- 6 tablespoons unsalted butter
- 6 tablespoons peanut oil
- 3 pounds onions, peeled, halved vertically through the root, and thinly sliced
- 1 tablespoon fine sea salt
- 4 tablespoons all-purpose flour
- 2 cups chicken stock
- 2/3 cup dry white wine, such as Sancerre
- 1 1/2 teaspoons freshly ground white pepper
- Several sprigs fresh thyme, wrapped in cheesecloth
- Several fresh or dried bay leaves
- 8 thin slices baguette, toasted
- 1 pound Swiss Gruyere, freshly grated
- Equipment: 1 (10-quart) stockpot; 4 ovenproof soup bowls
In a 10-quart stockpot, melt the butter over low heat. Add the oil, onions, and salt, and stir to coat the onions. Cook, covered, over low heat, stirring occasionally so the onions do not scorch, just until the onions are soft but still pale, about 15 minutes.

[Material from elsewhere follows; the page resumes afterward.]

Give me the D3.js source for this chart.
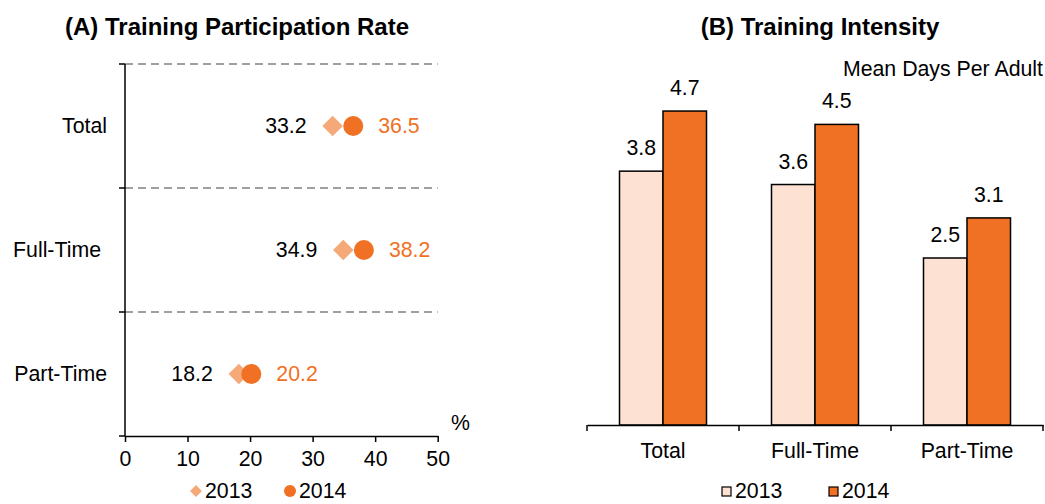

Sprinkle the flour over the onions and stir to coat the onions. Immediately add the stock, wine, the white pepper, thyme sprigs, and bay leaves. Bring just to a boil. Immediately reduce the heat to low. Simmer, partially covered, for 30 minutes. Taste for seasoning. (The soup can be prepared up to this point 1 day in advance. Refrigerate in a covered container. Reheat gently at serving time.)
Preheat the broiler.
Ladle the soup into individual ovenproof soup bowls. Top each serving with a slice of toasted baguette. Cover the bread with a thick coating of grated Gruyere. Place under the broiler. As soon as the cheese begins to bubble, serve the soup.